Key Highlights
- Bitcoin plummeted from $75,000 to $66,000 throughout the week; Ethereum breached the critical $2,000 threshold
- Major U.S. equity benchmarks slipped into correction mode, with the S&P 500 recording its most extended decline since 2022
- Crude oil prices climbed beyond $100 per barrel amid escalating Middle Eastern tensions, prompting widespread risk aversion
- Coinbase introduced mortgage products backed by digital assets, while Tether engaged KPMG for comprehensive financial review
- David Sacks concluded his tenure as White House Crypto Czar following a year-long appointment
Financial markets endured a brutal week as both digital assets and traditional equities experienced significant downward pressure. Risk appetite evaporated as energy costs climbed and geopolitical uncertainties mounted.
The flagship cryptocurrency retreated from its weekly peak of $75,000, eventually settling near $66,000 by Friday, March 27. Ethereum couldn’t maintain momentum above the psychologically important $2,000 level, a threshold closely monitored by market participants.

Both Solana and XRP concluded the trading week with substantial losses. The digital asset ecosystem mirrored the equity market downturn as anxiety rippled through investment channels.
Traditional markets fared no better, with the S&P 500 extending its decline to five consecutive weeks—the longest such streak in over two years. The Dow Jones Industrial Average officially entered correction territory after falling more than 10% from its peak.

The tech-heavy Nasdaq tumbled 2.1% in Friday’s session alone, deepening its correction. The elite group of megacap technology companies known as the “Magnificent Seven” saw their combined market capitalization shrink by more than $330 billion in just 24 hours.
Energy markets played a pivotal role in the widespread selloff. Brent crude climbed above $106 per barrel while West Texas Intermediate exceeded the $100 mark, driven by escalating hostilities throughout the Middle East that could potentially continue through April.
President Trump granted Iran an additional 10-day extension, pushing the compliance deadline to April 6 before potential strikes on Iranian energy infrastructure. Market volatility persisted despite the temporary reprieve.

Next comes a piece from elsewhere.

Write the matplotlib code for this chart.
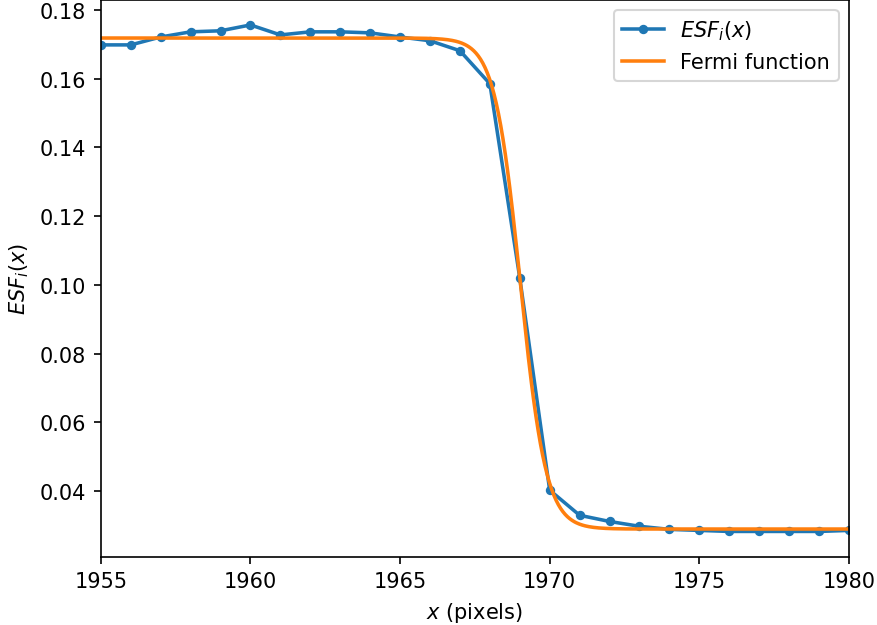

Notable Developments in the Digital Asset Space
The leading U.S. cryptocurrency exchange unveiled a new home financing product that accepts digital currencies as collateral. Through a collaboration with Better Home & Finance, prospective homeowners can now leverage Bitcoin for down payments, with the program receiving government support.
Tether, the company behind the world’s largest stablecoin, engaged Big Four accounting firm KPMG to conduct an audit of its $185 billion USDT reserves. This strategic move signals Tether’s ambitions to strengthen its position in American markets. The announcement triggered a 24% weekly decline in Circle Internet Group shares.
Intercontinental Exchange, the corporation controlling the New York Stock Exchange, committed $600 million to prediction platform Polymarket. This substantial investment provides Polymarket with resources for expansion as established financial institutions increasingly enter the prediction market sector.
Regulatory and Political Developments
David Sacks concluded his role as the White House’s cryptocurrency policy coordinator after serving for one year. During his tenure, Sacks guided initial crypto policy frameworks, including shepherding the GENIUS Act through passage, and has transitioned to the President’s Council of Advisors on Science and Technology. The administration has not announced a successor.
Prediction platform Kalshi experienced a dramatic valuation increase to $22 billion in its most recent capital raise, doubling from its $11 billion December valuation. The funding announcement coincided with Arizona prosecutors filing 20 criminal charges against Kalshi, alleging operation of unlicensed gambling activities.
Approximately $15 billion worth of Bitcoin options contracts reached expiration on Deribit on March 27, accounting for 40% of the platform’s total outstanding positions. A comparable $19 billion expiration event last September is believed to have catalyzed Bitcoin’s ongoing correction, which has now reached 40% from its October highs.